Making Silent Witness is “more complicated than it looks,” Lambon jokes. The show must present science and pathology in an understandable way, while there are also lots of graphics, a large amount of CCTV footage to create and some quite complicated prosthetics that must each reveal a type of pathology relevant to the story.

“You can’t keep using the same body under a sheet, you have to see it,” Till notes. “You can’t just talk about it. A lot of the time you do have to illustrate it.”

“With 25, we wanted to be more ambitious for the show, so in some cases we made life more difficult for ourselves,” Lambon says. “We start in Liverpool, we come back to London, we go to Belfast, and we genuinely go to these places. We don’t just tell the audience we’ve gone there and put a sign up.”

Fox’s own preparation for each episode includes pathology rehearsals, during which the cast will run through the post-mortem scenes and how they should conduct both external and internal examinations.

“Even though I’ve been doing it for 17 years, I still have to learn each time from the very beginning for each post-mortem we do,” she says. “But they really take that very seriously, the production, and give us time to work with the real medical experts on it. Otherwise, it’s like learning gobbledegook, and if I don’t know what I’m saying then I can’t say it. The post-mortem days are like exam days. I try to learn those as early as possible.”

Both Till and Lambon now back Silent Witness to continue to evolve and reinvent itself, while Fox will carry on “for as long as I love it – and I still love it now as much as I did the first day I stepped on set.”

“The challenges have been both personal and professional, whether that’s an action or emotion to do or simply in learning all the new medical stuff and trying to keep up with the forensic science side of it,” she says. “It’s been such a lovely thing for me to have been my life for this long, to be familiar with a character who is asked to do all sorts of different things each season.”

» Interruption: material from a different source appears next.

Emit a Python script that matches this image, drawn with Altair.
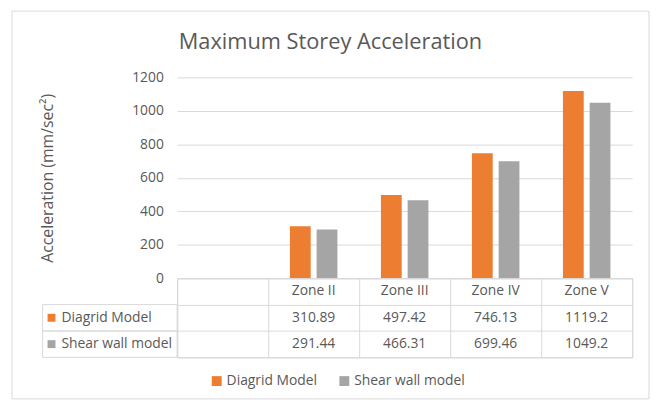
import altair as alt
import pandas as pd

# ---- data ----
categories = [" ", "Zone II", "Zone III", "Zone IV", "Zone V"]
zones = ["Zone II", "Zone III", "Zone IV", "Zone V"]
series = ["Diagrid Model", "Shear wall model"]
diagrid = [310.89, 497.42, 746.13, 1119.2]
shear = [291.44, 466.31, 699.46, 1049.2]
y_ticks = [0, 200, 400, 600, 800, 1000, 1200]
colors = ["#ED7D31", "#A5A5A5"]

chart_title = "Maximum Storey Acceleration"
y_title = "Acceleration (mm/sec²)"

TEXT = "#595959"
GRID = "#D9D9D9"
FONT = "Open Sans"
W, H, TH = 460, 203, 80

bars_df = pd.DataFrame({
    "zone": zones * 2,
    "series": [series[0]] * len(zones) + [series[1]] * len(zones),
    "value": diagrid + shear,
})

x_scale = alt.Scale(domain=categories, paddingInner=0, paddingOuter=0)
color_scale = alt.Scale(domain=series, range=colors)

bars = alt.Chart(bars_df).mark_bar().encode(
    x=alt.X("zone:N", scale=x_scale, axis=None),
    xOffset=alt.XOffset("series:N", scale=alt.Scale(domain=series, paddingInner=0.222, paddingOuter=0.815)),
    y=alt.Y("value:Q", scale=alt.Scale(domain=[0, 1200], nice=False),
            axis=alt.Axis(values=y_ticks, format="d", title=y_title, grid=True, gridColor=GRID,
                          domain=False, ticks=False, tickSize=0, labelPadding=14,
                          labelFontSize=14, labelFont=FONT, labelColor=TEXT,
                          titleFontSize=16, titleFont=FONT, titleFontWeight="normal",
                          titleColor=TEXT, titlePadding=77)),
    color=alt.Color("series:N", scale=color_scale,
                    legend=alt.Legend(title=None, orient="none", direction="horizontal",
                                      legendX=33, legendY=300, symbolType="square",
                                      symbolSize=100, symbolStrokeWidth=0,
                                      labelFontSize=14, labelFont=FONT, labelColor=TEXT,
                                      labelOffset=3, columnPadding=20, padding=0)),
)

frame = alt.Chart(alt.Data(values=[{"f": 1}])).mark_rect(
    filled=False, stroke=GRID, strokeWidth=1
).encode(x=alt.value(-167), x2=alt.value(477), y=alt.value(-67), y2=alt.value(325))

top = alt.layer(frame, bars).properties(
    width=W, height=H, view=alt.ViewBackground(stroke="transparent"))

# ---- data table ----
rows = ["Zone", series[0], series[1]]
trows = []
for c in categories:
    trows.append({"row": "Zone", "zone": c, "text": c})
for i, z in enumerate(zones):
    trows.append({"row": series[0], "zone": z, "text": str(diagrid[i])})
    trows.append({"row": series[1], "zone": z, "text": str(shear[i])})
table_df = pd.DataFrame(trows)
lab_df = pd.DataFrame({"row": series})

y_rows = alt.Y("row:N", scale=alt.Scale(domain=rows, paddingInner=0, paddingOuter=0),
               axis=alt.Axis(grid=True, tickBand="extent", gridColor=GRID, labels=False,
                             ticks=False, domain=False, title=None))

cells = alt.Chart(table_df).mark_text(fontSize=14, font=FONT, color=TEXT, baseline="middle").encode(
    x=alt.X("zone:N", scale=x_scale,
            axis=alt.Axis(grid=True, tickBand="extent", gridColor=GRID, labels=False,
                          ticks=False, domain=False, title=None)),
    y=y_rows,
    text="text:N",
)

boxes = alt.Chart(lab_df).mark_rect(filled=False, stroke=GRID, strokeWidth=1).encode(
    x=alt.value(-136), x2=alt.value(0), y=y_rows)

squares = alt.Chart(lab_df).mark_point(shape="square", filled=True, size=64, opacity=1).encode(
    x=alt.value(-127), y=y_rows,
    fill=alt.Fill("row:N", scale=alt.Scale(domain=series, range=colors), legend=None))

labels = alt.Chart(lab_df).mark_text(align="left", baseline="middle", fontSize=14,
                                     font=FONT, color=TEXT).encode(
    x=alt.value(-117), y=y_rows, text="row:N")

table = alt.layer(boxes, cells, squares, labels).properties(
    width=W, height=TH, view=alt.ViewBackground(stroke=GRID, strokeWidth=1))

chart = alt.vconcat(
    top, table, spacing=0, bounds="flush",
    title=alt.TitleParams(text=chart_title, fontSize=22, font=FONT, fontWeight="normal",
                          color=TEXT, anchor="middle", offset=-44),
    padding={"left": 3, "top": 0, "right": 0, "bottom": 0},
).configure(font=FONT)

chart.save("out.html", embed_options={"renderer": "svg", "actions": False})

Real-life advancements in pathology and forensic science also give Silent Witness natural forward progression and mean the writers never run out of new ways to tell the stories that feature in the show.

“It’s one of those good examples where the brand is the star,” Till says of the series. “You want to tune in for the pathology and stay for the characters.”

“When it started, it was literally just one pathologist, and it has tried to keep up and stay with what’s actually going on in the world of forensics and crime solving,” Lambon adds. “All the time in the real world, they’re finding new ways to investigate and solve these crimes. If the show can keep up with that pace of change and keep finding ways to represent that on screen, I don’t see why it can’t carry on and why it won’t keep feeling new.”